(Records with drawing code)
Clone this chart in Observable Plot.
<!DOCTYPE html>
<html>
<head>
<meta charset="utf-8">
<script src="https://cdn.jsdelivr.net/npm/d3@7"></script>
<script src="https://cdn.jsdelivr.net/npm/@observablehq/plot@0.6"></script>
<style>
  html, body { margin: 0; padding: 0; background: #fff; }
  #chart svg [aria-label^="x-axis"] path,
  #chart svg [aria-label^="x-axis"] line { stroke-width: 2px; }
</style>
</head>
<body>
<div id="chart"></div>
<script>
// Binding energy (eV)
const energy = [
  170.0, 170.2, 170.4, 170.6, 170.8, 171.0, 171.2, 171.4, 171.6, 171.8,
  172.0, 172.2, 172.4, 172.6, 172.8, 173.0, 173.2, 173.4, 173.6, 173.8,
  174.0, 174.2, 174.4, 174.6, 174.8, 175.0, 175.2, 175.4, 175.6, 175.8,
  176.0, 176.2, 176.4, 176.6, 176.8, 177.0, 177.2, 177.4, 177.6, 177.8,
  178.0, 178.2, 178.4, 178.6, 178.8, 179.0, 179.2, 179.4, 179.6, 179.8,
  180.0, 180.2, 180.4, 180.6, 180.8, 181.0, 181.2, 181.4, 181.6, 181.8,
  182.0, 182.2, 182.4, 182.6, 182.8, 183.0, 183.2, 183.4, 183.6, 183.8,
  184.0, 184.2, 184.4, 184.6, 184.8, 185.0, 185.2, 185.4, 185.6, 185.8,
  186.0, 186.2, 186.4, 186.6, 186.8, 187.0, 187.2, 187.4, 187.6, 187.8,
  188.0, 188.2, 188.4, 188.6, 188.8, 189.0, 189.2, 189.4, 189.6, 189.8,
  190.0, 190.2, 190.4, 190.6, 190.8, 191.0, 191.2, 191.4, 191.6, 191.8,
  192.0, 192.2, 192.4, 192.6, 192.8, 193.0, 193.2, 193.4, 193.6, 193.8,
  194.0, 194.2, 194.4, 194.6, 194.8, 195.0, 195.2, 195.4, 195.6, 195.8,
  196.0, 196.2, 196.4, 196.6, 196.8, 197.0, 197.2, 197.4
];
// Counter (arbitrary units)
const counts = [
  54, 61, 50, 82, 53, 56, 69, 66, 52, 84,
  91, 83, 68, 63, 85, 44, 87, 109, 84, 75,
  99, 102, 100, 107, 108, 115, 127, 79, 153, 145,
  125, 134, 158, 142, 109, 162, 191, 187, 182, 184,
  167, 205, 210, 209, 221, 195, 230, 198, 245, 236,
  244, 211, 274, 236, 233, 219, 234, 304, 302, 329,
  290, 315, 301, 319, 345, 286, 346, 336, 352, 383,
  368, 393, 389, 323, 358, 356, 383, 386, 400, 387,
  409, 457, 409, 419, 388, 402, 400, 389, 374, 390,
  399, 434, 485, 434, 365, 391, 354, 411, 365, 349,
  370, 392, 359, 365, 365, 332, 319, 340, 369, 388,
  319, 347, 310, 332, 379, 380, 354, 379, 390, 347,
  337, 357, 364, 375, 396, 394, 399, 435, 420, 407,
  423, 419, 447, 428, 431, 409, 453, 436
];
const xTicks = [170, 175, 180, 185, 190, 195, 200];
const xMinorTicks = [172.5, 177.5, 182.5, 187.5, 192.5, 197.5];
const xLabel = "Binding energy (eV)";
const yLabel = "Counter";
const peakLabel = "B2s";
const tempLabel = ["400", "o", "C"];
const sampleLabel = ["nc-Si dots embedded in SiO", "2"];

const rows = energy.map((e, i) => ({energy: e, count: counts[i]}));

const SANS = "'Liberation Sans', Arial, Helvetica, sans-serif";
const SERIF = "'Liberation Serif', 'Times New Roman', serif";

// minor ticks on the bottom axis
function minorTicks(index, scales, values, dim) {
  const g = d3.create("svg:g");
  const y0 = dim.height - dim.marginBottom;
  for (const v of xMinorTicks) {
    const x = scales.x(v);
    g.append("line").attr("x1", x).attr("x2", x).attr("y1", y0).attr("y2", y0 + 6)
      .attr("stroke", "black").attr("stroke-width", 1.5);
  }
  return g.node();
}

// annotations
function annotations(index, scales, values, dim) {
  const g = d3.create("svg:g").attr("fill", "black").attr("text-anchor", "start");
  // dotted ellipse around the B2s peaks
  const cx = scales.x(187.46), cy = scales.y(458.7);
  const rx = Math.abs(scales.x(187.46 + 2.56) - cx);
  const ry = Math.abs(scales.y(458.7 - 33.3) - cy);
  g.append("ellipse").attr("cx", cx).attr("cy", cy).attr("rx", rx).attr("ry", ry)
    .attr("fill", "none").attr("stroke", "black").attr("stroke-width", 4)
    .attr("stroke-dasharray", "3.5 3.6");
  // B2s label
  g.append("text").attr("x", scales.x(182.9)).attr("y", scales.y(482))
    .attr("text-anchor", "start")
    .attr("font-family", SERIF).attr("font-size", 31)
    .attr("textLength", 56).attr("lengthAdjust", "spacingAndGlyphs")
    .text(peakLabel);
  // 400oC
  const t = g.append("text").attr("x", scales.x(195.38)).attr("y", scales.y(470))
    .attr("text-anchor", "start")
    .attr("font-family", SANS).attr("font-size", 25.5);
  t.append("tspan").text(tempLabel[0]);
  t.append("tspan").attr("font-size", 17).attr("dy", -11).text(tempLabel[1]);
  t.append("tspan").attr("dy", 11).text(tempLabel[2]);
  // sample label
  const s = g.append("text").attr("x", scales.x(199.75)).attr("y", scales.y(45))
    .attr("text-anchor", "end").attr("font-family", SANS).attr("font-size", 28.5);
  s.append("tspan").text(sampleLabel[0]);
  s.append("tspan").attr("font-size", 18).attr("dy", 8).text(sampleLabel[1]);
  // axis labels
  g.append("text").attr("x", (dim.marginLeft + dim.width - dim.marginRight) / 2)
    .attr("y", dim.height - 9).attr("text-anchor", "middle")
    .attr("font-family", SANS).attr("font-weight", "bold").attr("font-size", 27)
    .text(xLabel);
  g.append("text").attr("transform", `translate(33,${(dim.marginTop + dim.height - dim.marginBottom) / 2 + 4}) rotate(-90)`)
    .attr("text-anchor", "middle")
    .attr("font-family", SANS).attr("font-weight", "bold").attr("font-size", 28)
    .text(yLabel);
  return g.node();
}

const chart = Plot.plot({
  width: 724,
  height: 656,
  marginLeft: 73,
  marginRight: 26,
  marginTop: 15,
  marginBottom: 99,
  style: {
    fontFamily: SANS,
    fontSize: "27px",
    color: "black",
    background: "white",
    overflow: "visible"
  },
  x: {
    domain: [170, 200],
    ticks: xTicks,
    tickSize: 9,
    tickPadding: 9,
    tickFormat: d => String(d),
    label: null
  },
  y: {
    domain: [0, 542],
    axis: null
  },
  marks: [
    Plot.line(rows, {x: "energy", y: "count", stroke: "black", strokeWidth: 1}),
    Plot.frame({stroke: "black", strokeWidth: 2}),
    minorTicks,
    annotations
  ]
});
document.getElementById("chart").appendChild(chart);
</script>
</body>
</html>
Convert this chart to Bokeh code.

● **Work required**
Output each record exactly, leaving nothing out.

● **Problem solution**
Clone this chart in Observable Plot.
<!DOCTYPE html>
<html>
<head>
<meta charset="utf-8">
<script src="https://cdn.jsdelivr.net/npm/d3@7"></script>
<script src="https://cdn.jsdelivr.net/npm/@observablehq/plot@0.6"></script>
<style>
  html, body { margin: 0; padding: 0; background: #fff; }
  #chart svg [aria-label^="x-axis"] path,
  #chart svg [aria-label^="x-axis"] line { stroke-width: 2px; }
</style>
</head>
<body>
<div id="chart"></div>
<script>
// Binding energy (eV)
const energy = [
  170.0, 170.2, 170.4, 170.6, 170.8, 171.0, 171.2, 171.4, 171.6, 171.8,
  172.0, 172.2, 172.4, 172.6, 172.8, 173.0, 173.2, 173.4, 173.6, 173.8,
  174.0, 174.2, 174.4, 174.6, 174.8, 175.0, 175.2, 175.4, 175.6, 175.8,
  176.0, 176.2, 176.4, 176.6, 176.8, 177.0, 177.2, 177.4, 177.6, 177.8,
  178.0, 178.2, 178.4, 178.6, 178.8, 179.0, 179.2, 179.4, 179.6, 179.8,
  180.0, 180.2, 180.4, 180.6, 180.8, 181.0, 181.2, 181.4, 181.6, 181.8,
  182.0, 182.2, 182.4, 182.6, 182.8, 183.0, 183.2, 183.4, 183.6, 183.8,
  184.0, 184.2, 184.4, 184.6, 184.8, 185.0, 185.2, 185.4, 185.6, 185.8,
  186.0, 186.2, 186.4, 186.6, 186.8, 187.0, 187.2, 187.4, 187.6, 187.8,
  188.0, 188.2, 188.4, 188.6, 188.8, 189.0, 189.2, 189.4, 189.6, 189.8,
  190.0, 190.2, 190.4, 190.6, 190.8, 191.0, 191.2, 191.4, 191.6, 191.8,
  192.0, 192.2, 192.4, 192.6, 192.8, 193.0, 193.2, 193.4, 193.6, 193.8,
  194.0, 194.2, 194.4, 194.6, 194.8, 195.0, 195.2, 195.4, 195.6, 195.8,
  196.0, 196.2, 196.4, 196.6, 196.8, 197.0, 197.2, 197.4
];
// Counter (arbitrary units)
const counts = [
  54, 61, 50, 82, 53, 56, 69, 66, 52, 84,
  91, 83, 68, 63, 85, 44, 87, 109, 84, 75,
  99, 102, 100, 107, 108, 115, 127, 79, 153, 145,
  125, 134, 158, 142, 109, 162, 191, 187, 182, 184,
  167, 205, 210, 209, 221, 195, 230, 198, 245, 236,
  244, 211, 274, 236, 233, 219, 234, 304, 302, 329,
  290, 315, 301, 319, 345, 286, 346, 336, 352, 383,
  368, 393, 389, 323, 358, 356, 383, 386, 400, 387,
  409, 457, 409, 419, 388, 402, 400, 389, 374, 390,
  399, 434, 485, 434, 365, 391, 354, 411, 365, 349,
  370, 392, 359, 365, 365, 332, 319, 340, 369, 388,
  319, 347, 310, 332, 379, 380, 354, 379, 390, 347,
  337, 357, 364, 375, 396, 394, 399, 435, 420, 407,
  423, 419, 447, 428, 431, 409, 453, 436
];
const xTicks = [170, 175, 180, 185, 190, 195, 200];
const xMinorTicks = [172.5, 177.5, 182.5, 187.5, 192.5, 197.5];
const xLabel = "Binding energy (eV)";
const yLabel = "Counter";
const peakLabel = "B2s";
const tempLabel = ["400", "o", "C"];
const sampleLabel = ["nc-Si dots embedded in SiO", "2"];

const rows = energy.map((e, i) => ({energy: e, count: counts[i]}));

const SANS = "'Liberation Sans', Arial, Helvetica, sans-serif";
const SERIF = "'Liberation Serif', 'Times New Roman', serif";

// minor ticks on the bottom axis
function minorTicks(index, scales, values, dim) {
  const g = d3.create("svg:g");
  const y0 = dim.height - dim.marginBottom;
  for (const v of xMinorTicks) {
    const x = scales.x(v);
    g.append("line").attr("x1", x).attr("x2", x).attr("y1", y0).attr("y2", y0 + 6)
      .attr("stroke", "black").attr("stroke-width", 1.5);
  }
  return g.node();
}

// annotations
function annotations(index, scales, values, dim) {
  const g = d3.create("svg:g").attr("fill", "black").attr("text-anchor", "start");
  // dotted ellipse around the B2s peaks
  const cx = scales.x(187.46), cy = scales.y(458.7);
  const rx = Math.abs(scales.x(187.46 + 2.56) - cx);
  const ry = Math.abs(scales.y(458.7 - 33.3) - cy);
  g.append("ellipse").attr("cx", cx).attr("cy", cy).attr("rx", rx).attr("ry", ry)
    .attr("fill", "none").attr("stroke", "black").attr("stroke-width", 4)
    .attr("stroke-dasharray", "3.5 3.6");
  // B2s label
  g.append("text").attr("x", scales.x(182.9)).attr("y", scales.y(482))
    .attr("text-anchor", "start")
    .attr("font-family", SERIF).attr("font-size", 31)
    .attr("textLength", 56).attr("lengthAdjust", "spacingAndGlyphs")
    .text(peakLabel);
  // 400oC
  const t = g.append("text").attr("x", scales.x(195.38)).attr("y", scales.y(470))
    .attr("text-anchor", "start")
    .attr("font-family", SANS).attr("font-size", 25.5);
  t.append("tspan").text(tempLabel[0]);
  t.append("tspan").attr("font-size", 17).attr("dy", -11).text(tempLabel[1]);
  t.append("tspan").attr("dy", 11).text(tempLabel[2]);
  // sample label
  const s = g.append("text").attr("x", scales.x(199.75)).attr("y", scales.y(45))
    .attr("text-anchor", "end").attr("font-family", SANS).attr("font-size", 28.5);
  s.append("tspan").text(sampleLabel[0]);
  s.append("tspan").attr("font-size", 18).attr("dy", 8).text(sampleLabel[1]);
  // axis labels
  g.append("text").attr("x", (dim.marginLeft + dim.width - dim.marginRight) / 2)
    .attr("y", dim.height - 9).attr("text-anchor", "middle")
    .attr("font-family", SANS).attr("font-weight", "bold").attr("font-size", 27)
    .text(xLabel);
  g.append("text").attr("transform", `translate(33,${(dim.marginTop + dim.height - dim.marginBottom) / 2 + 4}) rotate(-90)`)
    .attr("text-anchor", "middle")
    .attr("font-family", SANS).attr("font-weight", "bold").attr("font-size", 28)
    .text(yLabel);
  return g.node();
}

const chart = Plot.plot({
  width: 724,
  height: 656,
  marginLeft: 73,
  marginRight: 26,
  marginTop: 15,
  marginBottom: 99,
  style: {
    fontFamily: SANS,
    fontSize: "27px",
    color: "black",
    background: "white",
    overflow: "visible"
  },
  x: {
    domain: [170, 200],
    ticks: xTicks,
    tickSize: 9,
    tickPadding: 9,
    tickFormat: d => String(d),
    label: null
  },
  y: {
    domain: [0, 542],
    axis: null
  },
  marks: [
    Plot.line(rows, {x: "energy", y: "count", stroke: "black", strokeWidth: 1}),
    Plot.frame({stroke: "black", strokeWidth: 2}),
    minorTicks,
    annotations
  ]
});
document.getElementById("chart").appendChild(chart);
</script>
</body>
</html>
Convert this chart to Bokeh code.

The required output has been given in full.